While all the authors cited emphasise the health benefits to be gained from archery, none of them fails to point out other important factors that were probably even more instrumental in making it an acceptable pastime for women: No ‘violent exertions’, no sweat, no running, no shouting, no heavy breathing; but quiet, gentle, fluid motions, or in a word not coincidentally used in all the above citations: ‘graceful’.

The Fair Toxophilites, painting by William Powell Frith (1872), Royal Albert Memorial Museum

Hence, extravagant and impractical as they may appear from our modern perspective, the ‘archery dresses’ presented in La Belle Assemblée were first and foremost expression of the sense of fashion, decency and moralities of their time. And they were certainly not the only ones, not by a long shot. For example, equally glamorously clad female archers can be admired in William Powell Frith’s famous painting The Fair Toxophilites (1872), in the Royal Albert Memorial Museum (fig 2).

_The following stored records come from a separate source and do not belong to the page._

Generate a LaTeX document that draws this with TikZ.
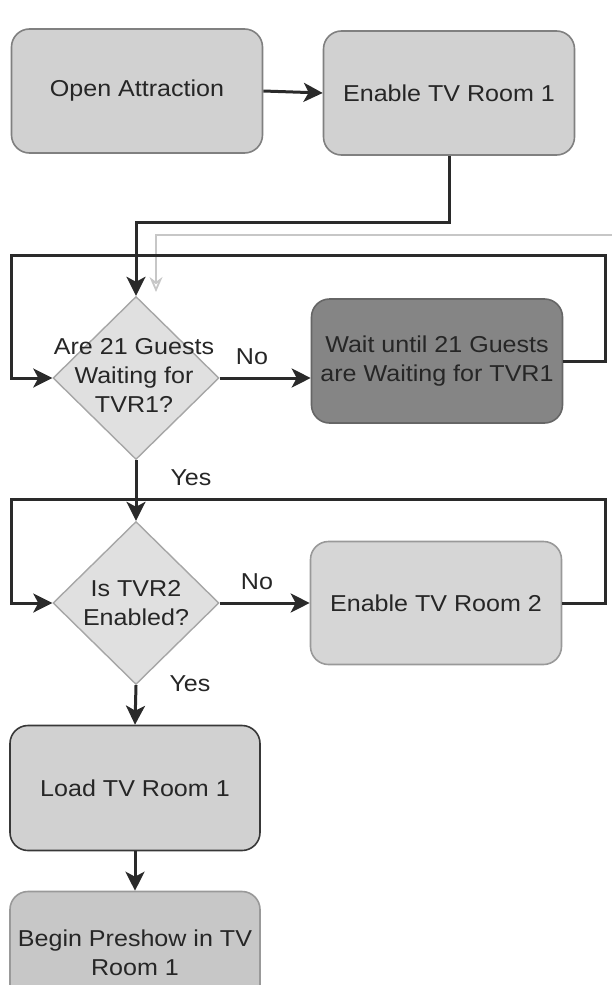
\documentclass[tikz,border=0pt]{standalone}
\usepackage{fontspec}
\setmainfont{Liberation Sans}[FakeStretch=1.09]
\usetikzlibrary{shapes.geometric,arrows.meta,calc}
\definecolor{linec}{HTML}{2A2A2A}
\begin{document}
\begin{tikzpicture}[x=1pt,y=-1pt,
  font=\fontsize{23}{29}\selectfont,
  every node/.style={text=black!85},
  box/.style={rectangle, rounded corners=18pt, draw=black!50, line width=1.6pt,
    fill=black!18, minimum width=251pt, minimum height=124pt, inner sep=0pt, align=center},
  dia/.style={diamond, draw=black!35, line width=1.4pt, fill=black!12,
    minimum width=166pt, minimum height=163pt, inner sep=0pt},
  arr/.style={draw=linec, line width=3pt, -{Stealth[length=19pt,width=19pt,inset=5pt]}},
  lab/.style={inner sep=0pt}
]
\useasboundingbox (0,0) rectangle (612,985);
\clip (0,0) rectangle (612,985);

% nodes
\node[box] (open) at (137,91) {Open Attraction};
\node[box] (en1) at (449,93) {Enable TV Room 1};
\node[dia] (d1) at (136,378) {};
\node[align=center, inner sep=0pt] (d1t) at (134,375) {Are 21 Guests\\Waiting for\\TVR1?};
\node[box, fill=black!48, draw=black!60, minimum height=124pt] (wait) at (437,361) {Wait until 21 Guests\\are Waiting for TVR1};
\node[dia] (d2) at (136,603) {};
\node[align=center, inner sep=0pt] (d2t) at (136,603) {Is TVR2\\Enabled?};
\node[box, fill=black!16, draw=black!40, minimum height=123pt] (en2) at (436,603) {Enable TV Room 2};
\node[box, fill=black!18, draw=black!78, minimum width=250pt, minimum height=125pt] (load) at (135,788) {Load TV Room 1};
\node[box, fill=black!22, draw=black!40, minimum width=250pt, minimum height=123pt] (begin) at (135,953) {Begin Preshow in TV\\Room 1};

% labels
\node[lab] (no1) at (252,357) {No};
\node[lab] (yes1) at (191,478) {Yes};
\node[lab] (no2) at (257,582) {No};
\node[lab] (yes2) at (190,684) {Yes};

% loop corner coordinates
\coordinate (r1) at (605,255);
\coordinate (l1) at (11,255);
\coordinate (r2) at (605,499);
\coordinate (l2) at (11,499);

% faint gray line
\coordinate (gs) at (615,235);
\coordinate (ge) at (156,292);
\draw[draw=black!22, line width=1.8pt, -{Stealth[open,length=15pt,width=13pt]}] (gs) -| (ge);

% connectors
\draw[arr] (open.east) -- (en1.west);
\draw[arr] (en1.south) -- ++(0,67) -| (d1.north);
\draw[arr] (wait.east) -| (r1) -- (l1) |- (d1.west);
\draw[arr] (d1.east) -- (d1.east -| wait.west);
\draw[arr] (d1.south) -- (d2.north);
\draw[arr] (en2.east) -| (r2) -- (l2) |- (d2.west);
\draw[arr] (d2.east) -- (en2.west);
\draw[arr] (d2.south) -- (load.north);
\draw[arr] (load.south) -- (begin.north);
\end{tikzpicture}
\end{document}
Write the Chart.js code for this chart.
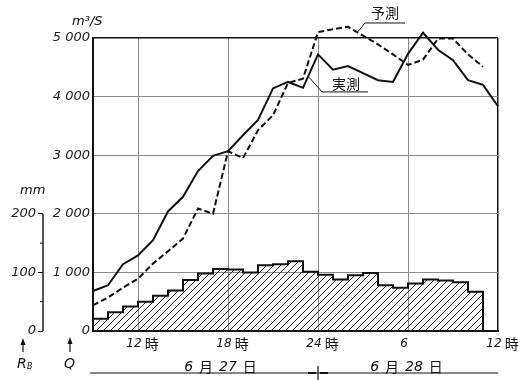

Times have changed, and fashions, morals and social conventions with them. Archery has long become an equal opportunities sport, thanks no doubt to a number of pioneering ladies in the 19th century and after (see Bow International issue 106). Rules for dressing in public are considerably less strict nowadays, and rightfully so. 

But looking at the ubiquitous sponsor T-shirts, shorts and baseball caps at any shooting line around the world today, one wonders if we shouldn’t strive to bring some fashion and style back into this healthy and graceful pastime.